[Records from a dataset]
···

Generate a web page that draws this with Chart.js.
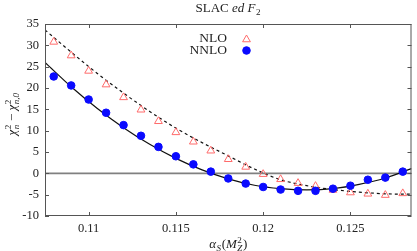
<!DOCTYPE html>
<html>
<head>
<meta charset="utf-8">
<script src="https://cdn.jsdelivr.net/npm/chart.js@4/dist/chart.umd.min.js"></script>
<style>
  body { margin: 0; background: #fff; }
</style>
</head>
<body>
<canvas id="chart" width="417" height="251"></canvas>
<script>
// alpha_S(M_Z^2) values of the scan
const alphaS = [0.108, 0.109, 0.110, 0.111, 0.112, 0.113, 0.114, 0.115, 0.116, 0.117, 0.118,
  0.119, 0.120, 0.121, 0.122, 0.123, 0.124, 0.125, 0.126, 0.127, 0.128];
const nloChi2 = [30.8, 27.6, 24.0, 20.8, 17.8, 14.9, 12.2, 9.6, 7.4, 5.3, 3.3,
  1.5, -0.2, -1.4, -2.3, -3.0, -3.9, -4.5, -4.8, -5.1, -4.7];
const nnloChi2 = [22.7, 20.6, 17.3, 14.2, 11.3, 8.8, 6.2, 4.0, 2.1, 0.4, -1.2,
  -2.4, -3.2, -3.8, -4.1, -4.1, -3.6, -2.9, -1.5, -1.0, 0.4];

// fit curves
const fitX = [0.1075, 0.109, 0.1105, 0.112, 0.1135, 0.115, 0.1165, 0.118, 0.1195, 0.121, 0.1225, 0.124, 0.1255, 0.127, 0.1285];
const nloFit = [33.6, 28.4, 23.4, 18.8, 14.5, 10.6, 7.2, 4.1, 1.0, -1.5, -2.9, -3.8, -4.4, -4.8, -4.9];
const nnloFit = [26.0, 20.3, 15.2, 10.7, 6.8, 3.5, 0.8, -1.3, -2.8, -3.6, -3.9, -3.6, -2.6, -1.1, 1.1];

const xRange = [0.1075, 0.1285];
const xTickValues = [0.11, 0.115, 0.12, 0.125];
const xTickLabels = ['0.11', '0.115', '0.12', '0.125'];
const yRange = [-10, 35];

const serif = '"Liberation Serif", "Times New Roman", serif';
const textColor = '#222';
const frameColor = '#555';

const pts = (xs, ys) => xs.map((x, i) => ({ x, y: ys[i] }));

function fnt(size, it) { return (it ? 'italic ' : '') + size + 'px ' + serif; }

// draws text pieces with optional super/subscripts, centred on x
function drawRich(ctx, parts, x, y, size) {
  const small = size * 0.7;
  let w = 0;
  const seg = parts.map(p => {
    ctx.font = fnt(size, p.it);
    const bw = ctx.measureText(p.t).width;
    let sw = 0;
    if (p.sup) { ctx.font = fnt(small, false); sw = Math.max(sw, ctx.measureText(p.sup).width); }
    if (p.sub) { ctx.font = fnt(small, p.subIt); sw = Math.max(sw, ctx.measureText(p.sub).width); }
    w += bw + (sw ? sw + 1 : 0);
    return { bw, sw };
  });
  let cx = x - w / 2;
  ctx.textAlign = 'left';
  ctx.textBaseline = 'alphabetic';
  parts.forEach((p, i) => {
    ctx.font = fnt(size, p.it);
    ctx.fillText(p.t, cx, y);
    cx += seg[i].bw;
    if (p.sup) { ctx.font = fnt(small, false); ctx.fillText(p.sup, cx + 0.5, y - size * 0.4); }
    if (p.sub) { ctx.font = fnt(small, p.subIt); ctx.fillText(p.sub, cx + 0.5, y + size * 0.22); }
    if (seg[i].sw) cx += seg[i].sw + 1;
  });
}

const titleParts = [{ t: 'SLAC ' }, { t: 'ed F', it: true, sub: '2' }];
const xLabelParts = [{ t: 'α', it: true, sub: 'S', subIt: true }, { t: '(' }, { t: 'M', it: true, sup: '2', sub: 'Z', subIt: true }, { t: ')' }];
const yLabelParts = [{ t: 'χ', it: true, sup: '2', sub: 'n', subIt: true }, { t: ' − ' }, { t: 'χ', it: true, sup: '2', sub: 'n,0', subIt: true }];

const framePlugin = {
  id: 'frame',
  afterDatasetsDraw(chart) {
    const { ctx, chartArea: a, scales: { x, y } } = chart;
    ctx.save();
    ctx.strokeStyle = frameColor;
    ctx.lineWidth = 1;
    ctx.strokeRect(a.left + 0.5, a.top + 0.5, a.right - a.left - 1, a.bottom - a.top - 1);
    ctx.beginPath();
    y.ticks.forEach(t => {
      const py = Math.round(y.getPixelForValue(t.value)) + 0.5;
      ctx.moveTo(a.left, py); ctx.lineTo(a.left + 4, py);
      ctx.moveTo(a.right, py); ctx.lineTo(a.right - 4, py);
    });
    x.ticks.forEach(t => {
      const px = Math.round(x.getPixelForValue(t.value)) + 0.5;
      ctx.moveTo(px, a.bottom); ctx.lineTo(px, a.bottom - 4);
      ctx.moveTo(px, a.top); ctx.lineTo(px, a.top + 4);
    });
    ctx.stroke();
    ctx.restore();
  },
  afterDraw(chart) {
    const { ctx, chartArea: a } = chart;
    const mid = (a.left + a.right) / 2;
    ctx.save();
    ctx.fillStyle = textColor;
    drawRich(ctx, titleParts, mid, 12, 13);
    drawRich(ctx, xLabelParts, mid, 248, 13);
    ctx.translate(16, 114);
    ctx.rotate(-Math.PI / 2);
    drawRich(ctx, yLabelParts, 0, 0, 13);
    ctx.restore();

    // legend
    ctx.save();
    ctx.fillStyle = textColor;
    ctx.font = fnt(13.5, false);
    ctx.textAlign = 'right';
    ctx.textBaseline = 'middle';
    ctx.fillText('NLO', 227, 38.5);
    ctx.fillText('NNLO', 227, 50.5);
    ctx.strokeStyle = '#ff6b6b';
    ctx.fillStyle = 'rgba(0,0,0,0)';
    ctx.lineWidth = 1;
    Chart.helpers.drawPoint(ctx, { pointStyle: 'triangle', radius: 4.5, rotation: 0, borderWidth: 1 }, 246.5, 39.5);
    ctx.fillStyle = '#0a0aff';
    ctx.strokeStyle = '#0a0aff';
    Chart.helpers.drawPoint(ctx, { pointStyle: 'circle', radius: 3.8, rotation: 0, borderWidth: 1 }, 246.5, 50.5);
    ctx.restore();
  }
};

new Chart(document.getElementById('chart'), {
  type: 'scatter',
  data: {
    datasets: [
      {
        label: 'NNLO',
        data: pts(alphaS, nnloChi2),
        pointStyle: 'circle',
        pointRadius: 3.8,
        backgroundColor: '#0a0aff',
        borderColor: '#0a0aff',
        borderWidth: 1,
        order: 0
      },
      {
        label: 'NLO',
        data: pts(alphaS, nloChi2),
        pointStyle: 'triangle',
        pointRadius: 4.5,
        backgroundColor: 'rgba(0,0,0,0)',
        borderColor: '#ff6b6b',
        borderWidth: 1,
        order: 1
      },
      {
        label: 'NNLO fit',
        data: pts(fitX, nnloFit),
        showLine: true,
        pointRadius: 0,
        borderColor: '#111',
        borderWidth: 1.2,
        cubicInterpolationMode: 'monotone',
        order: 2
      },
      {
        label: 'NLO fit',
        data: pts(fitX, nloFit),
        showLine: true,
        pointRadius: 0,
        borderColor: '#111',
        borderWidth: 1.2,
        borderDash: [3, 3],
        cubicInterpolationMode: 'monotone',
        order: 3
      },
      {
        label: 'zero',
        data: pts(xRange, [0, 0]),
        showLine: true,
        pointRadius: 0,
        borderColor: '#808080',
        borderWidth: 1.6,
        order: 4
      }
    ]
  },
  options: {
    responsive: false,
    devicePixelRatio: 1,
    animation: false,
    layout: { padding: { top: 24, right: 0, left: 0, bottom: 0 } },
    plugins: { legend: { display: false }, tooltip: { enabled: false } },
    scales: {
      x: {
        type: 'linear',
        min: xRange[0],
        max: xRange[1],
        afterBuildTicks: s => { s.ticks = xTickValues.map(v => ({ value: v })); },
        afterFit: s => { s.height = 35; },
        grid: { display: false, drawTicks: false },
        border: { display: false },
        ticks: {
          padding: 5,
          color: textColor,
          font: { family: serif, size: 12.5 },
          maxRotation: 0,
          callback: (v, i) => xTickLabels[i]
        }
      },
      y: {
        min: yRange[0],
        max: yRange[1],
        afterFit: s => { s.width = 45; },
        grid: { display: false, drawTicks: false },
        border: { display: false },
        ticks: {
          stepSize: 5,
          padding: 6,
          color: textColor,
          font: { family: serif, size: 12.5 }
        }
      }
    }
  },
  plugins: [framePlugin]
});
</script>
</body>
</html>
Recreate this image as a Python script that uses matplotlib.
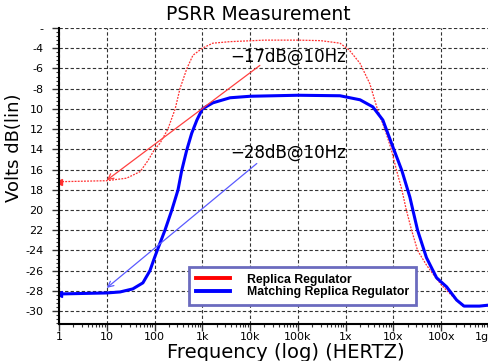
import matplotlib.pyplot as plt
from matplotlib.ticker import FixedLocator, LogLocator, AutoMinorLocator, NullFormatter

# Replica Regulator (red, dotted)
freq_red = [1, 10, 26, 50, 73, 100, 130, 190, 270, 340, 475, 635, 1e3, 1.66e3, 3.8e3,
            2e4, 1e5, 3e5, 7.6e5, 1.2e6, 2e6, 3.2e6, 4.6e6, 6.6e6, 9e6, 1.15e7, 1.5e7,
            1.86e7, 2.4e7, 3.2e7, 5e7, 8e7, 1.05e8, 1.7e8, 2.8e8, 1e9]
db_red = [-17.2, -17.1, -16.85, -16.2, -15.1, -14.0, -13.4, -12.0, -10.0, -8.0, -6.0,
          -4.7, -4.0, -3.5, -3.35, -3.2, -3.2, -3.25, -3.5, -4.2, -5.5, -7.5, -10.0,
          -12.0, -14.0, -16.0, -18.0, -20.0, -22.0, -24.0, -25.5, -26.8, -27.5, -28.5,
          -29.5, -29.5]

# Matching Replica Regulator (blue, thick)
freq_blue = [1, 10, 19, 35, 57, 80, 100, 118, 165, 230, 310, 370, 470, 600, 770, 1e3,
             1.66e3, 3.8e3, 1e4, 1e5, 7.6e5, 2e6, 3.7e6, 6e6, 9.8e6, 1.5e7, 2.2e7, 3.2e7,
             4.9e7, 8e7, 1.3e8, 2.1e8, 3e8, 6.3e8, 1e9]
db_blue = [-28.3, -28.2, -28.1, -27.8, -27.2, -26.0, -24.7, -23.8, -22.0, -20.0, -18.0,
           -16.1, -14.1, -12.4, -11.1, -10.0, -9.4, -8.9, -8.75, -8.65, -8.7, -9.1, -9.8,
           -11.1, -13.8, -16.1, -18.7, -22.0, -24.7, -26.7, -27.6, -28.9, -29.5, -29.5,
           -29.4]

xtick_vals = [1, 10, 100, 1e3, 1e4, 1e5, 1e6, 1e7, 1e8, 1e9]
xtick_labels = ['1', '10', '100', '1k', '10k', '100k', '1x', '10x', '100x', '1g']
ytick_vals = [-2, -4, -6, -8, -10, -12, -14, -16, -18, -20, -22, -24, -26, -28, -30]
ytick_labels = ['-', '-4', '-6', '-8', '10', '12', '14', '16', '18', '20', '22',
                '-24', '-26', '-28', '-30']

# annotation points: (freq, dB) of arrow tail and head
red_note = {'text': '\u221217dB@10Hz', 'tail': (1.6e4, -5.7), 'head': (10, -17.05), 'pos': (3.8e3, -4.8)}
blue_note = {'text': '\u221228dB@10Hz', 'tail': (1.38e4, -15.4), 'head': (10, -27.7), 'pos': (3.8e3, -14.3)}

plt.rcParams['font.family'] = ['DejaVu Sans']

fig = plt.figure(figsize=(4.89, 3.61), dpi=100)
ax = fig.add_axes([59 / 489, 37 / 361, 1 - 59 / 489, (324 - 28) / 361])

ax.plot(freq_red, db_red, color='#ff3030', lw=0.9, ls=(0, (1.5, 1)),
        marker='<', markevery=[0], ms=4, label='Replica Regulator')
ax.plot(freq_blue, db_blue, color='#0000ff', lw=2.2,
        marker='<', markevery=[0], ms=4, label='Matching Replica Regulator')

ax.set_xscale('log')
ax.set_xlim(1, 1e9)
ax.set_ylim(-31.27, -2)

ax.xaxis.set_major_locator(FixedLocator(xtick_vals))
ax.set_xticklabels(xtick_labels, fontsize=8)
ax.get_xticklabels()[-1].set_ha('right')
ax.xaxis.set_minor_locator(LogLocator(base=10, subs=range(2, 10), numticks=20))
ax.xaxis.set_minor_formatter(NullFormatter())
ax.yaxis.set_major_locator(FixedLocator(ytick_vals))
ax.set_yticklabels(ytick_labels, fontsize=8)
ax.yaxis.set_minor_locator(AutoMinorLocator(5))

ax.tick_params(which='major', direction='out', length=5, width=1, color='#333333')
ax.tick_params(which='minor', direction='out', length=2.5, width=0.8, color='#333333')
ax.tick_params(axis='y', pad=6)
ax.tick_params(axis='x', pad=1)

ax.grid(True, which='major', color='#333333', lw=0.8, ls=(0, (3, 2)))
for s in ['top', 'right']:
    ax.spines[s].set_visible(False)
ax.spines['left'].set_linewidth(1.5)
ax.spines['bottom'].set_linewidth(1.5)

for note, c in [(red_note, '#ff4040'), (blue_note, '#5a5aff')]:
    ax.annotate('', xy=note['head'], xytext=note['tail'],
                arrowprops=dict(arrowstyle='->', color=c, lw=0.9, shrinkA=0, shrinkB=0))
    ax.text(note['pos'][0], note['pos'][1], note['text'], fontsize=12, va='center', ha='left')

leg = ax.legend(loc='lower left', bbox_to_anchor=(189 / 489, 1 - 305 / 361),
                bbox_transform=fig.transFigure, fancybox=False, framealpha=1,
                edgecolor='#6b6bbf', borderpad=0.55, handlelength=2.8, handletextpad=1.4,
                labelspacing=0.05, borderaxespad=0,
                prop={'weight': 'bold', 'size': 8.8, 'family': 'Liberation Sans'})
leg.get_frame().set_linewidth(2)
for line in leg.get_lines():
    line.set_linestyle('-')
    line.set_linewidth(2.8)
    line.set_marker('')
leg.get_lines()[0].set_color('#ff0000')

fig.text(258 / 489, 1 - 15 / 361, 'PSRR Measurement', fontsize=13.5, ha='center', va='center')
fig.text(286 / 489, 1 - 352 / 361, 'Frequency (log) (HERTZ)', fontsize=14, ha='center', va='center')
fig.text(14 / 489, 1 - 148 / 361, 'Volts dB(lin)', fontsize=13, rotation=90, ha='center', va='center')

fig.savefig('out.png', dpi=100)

···

Write out, exactly and with nothing added, everything from the line with "Recreate this image" down to the line with "-29.5, -29.5]", both included. Drop any pictures.

Recreate this image as a Python script that uses matplotlib.
import matplotlib.pyplot as plt
from matplotlib.ticker import FixedLocator, LogLocator, AutoMinorLocator, NullFormatter

# Replica Regulator (red, dotted)
freq_red = [1, 10, 26, 50, 73, 100, 130, 190, 270, 340, 475, 635, 1e3, 1.66e3, 3.8e3,
            2e4, 1e5, 3e5, 7.6e5, 1.2e6, 2e6, 3.2e6, 4.6e6, 6.6e6, 9e6, 1.15e7, 1.5e7,
            1.86e7, 2.4e7, 3.2e7, 5e7, 8e7, 1.05e8, 1.7e8, 2.8e8, 1e9]
db_red = [-17.2, -17.1, -16.85, -16.2, -15.1, -14.0, -13.4, -12.0, -10.0, -8.0, -6.0,
          -4.7, -4.0, -3.5, -3.35, -3.2, -3.2, -3.25, -3.5, -4.2, -5.5, -7.5, -10.0,
          -12.0, -14.0, -16.0, -18.0, -20.0, -22.0, -24.0, -25.5, -26.8, -27.5, -28.5,
          -29.5, -29.5]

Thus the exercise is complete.